Whatever energy of youth I had was never enough to keep up with Grandpa. By early afternoon I'd call it quits while he'd typically work until sunset. As much as I treasured spending time with the man I idolized, I found ample reward in returning to the cabin to then spend some with Grandma. She would read to me, or I would read to her, or we could play games or just talk. To be honest, the particulars of how we spent our time together during that phase of my childhood have faded. What remains strong though is the overarching feeling of being loved. To this day Grandma epitomizes for me qualities of warmth and kindness.

Jo White was so much more than an old-fashioned stereotype of a woman who cooked, raised children, and tended to matters of the home. Sure, she was a remarkable mother and wife, but even before that her sharp and independent mind set her apart from the crowd. She excelled in the classroom, winning many regional and state recognitions and at least one national award. She was also valedictorian of her high school. Admirable though her academic feats may be, the family tellings of such accomplishments aren’t the ones that resonate with me the most. More intriguingly, she was a student of the communities and the world around her.

Don & Jo during Parícutin eruption in July 1943, Michoacán, Mexico

When my grandfather Don’s geology career started to prosper and transplant him to locations around the globe, Jo eventually left her teaching career to accompany him. I enjoy hearing about how she was so much more than just her husband’s woman. She was an adaptable companion deeply immersed in the worldly adventures. While Don and his male colleagues generally got along well with their international counterparts, Jo typically served as a most adept ambassador. She engaged with locals involved in the work effort, their families, and their children. She studied diligently to increase her fluency in the native language or even try to learn it anew. Not content with being a passive sidekick, Jo White was an integral part of dynamic duo.

In Jo’s career as a middle school teacher she pondered her own strengths and good fortunes in contrast with the students for whom she cared deeply. Ravenswood, the school in CA where she taught, had recently been struck with white flight and many/most of the students who remained faced some harsh disadvantages. I don’t get the sense that Jo felt guilty for her own privileges, nor did she have a savior complex. Rather, she felt a deep obligation to know and care about her students on a personal level and try her best to uplift them through education.

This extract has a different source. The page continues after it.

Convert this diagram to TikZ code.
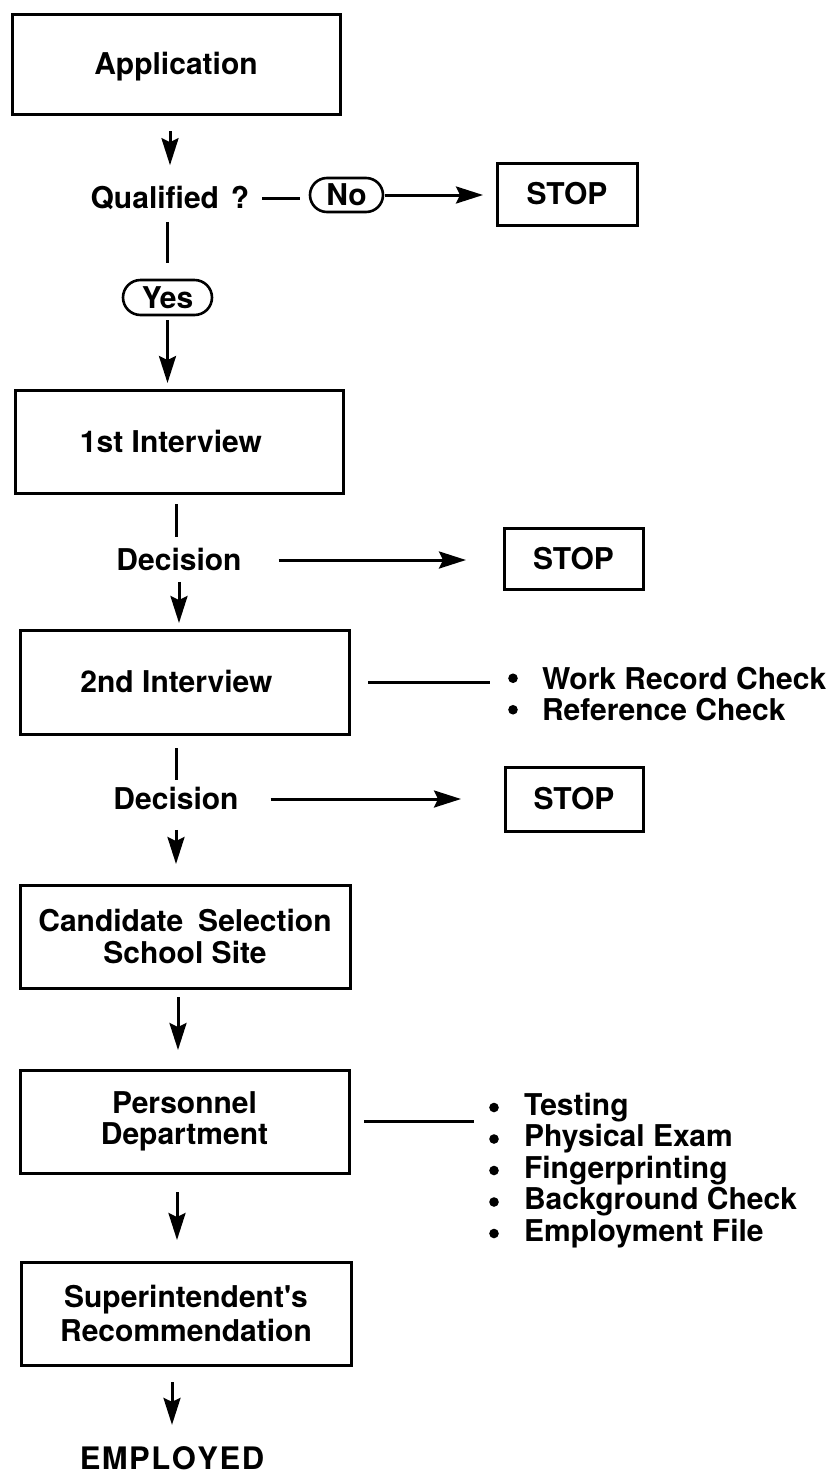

Before it became fashionable or political, both Don and Jo cared about environment issues. Whether it be food or material goods, they adhered themselves and instilled in their children the principle of not being wasteful. In fact, shortly before heading out to this memorial service it struck me how one of my own quirky habits traces directly back to my grandmother. While standing in my kitchen I spotted something on top of the refrigerator that made me think of her. There, in various degrees of newness, was a stack of napkins and paper towels. Granted, my grandma kept a neater house than I do and she tended to keep her collection concealed in a drawer. People often teased her about this practice, but she just couldn’t bring herself to throw away a napkin until it had been used to its fullest. Similarly, I find that I almost never need to buy paper towels due to the plentiful supply of slightly-used napkins I bring home from my assorted outings.

Don & Jo 50th anniversary

Over the recent days when it became evident that my grandmother was nearing the end of her life I kept pondering more connections to her. Some were profound or well-engrained in my consciousness while others were subtle trivialities that I may not have ever noticed before. Regardless, in this time when many family members and friends of Helen “Jo” White are enduring the grief of her passing, it strikes me that my overwhelming mood is one of joy. I look back on the fulfilling life that she forged out for herself and can’t help but feel inspired for having known her, loved her, been loved by her, and been so fortunate to inherit some of her traits. It’s no surprise that of Don and Jo’s three daughters and three grandchildren, all of us have either careers and/or passionate interests in the arenas of education or social justice. Jo White’s legacy lives on in large and small ways, and even in losing her I can’t help but smile when I think of her.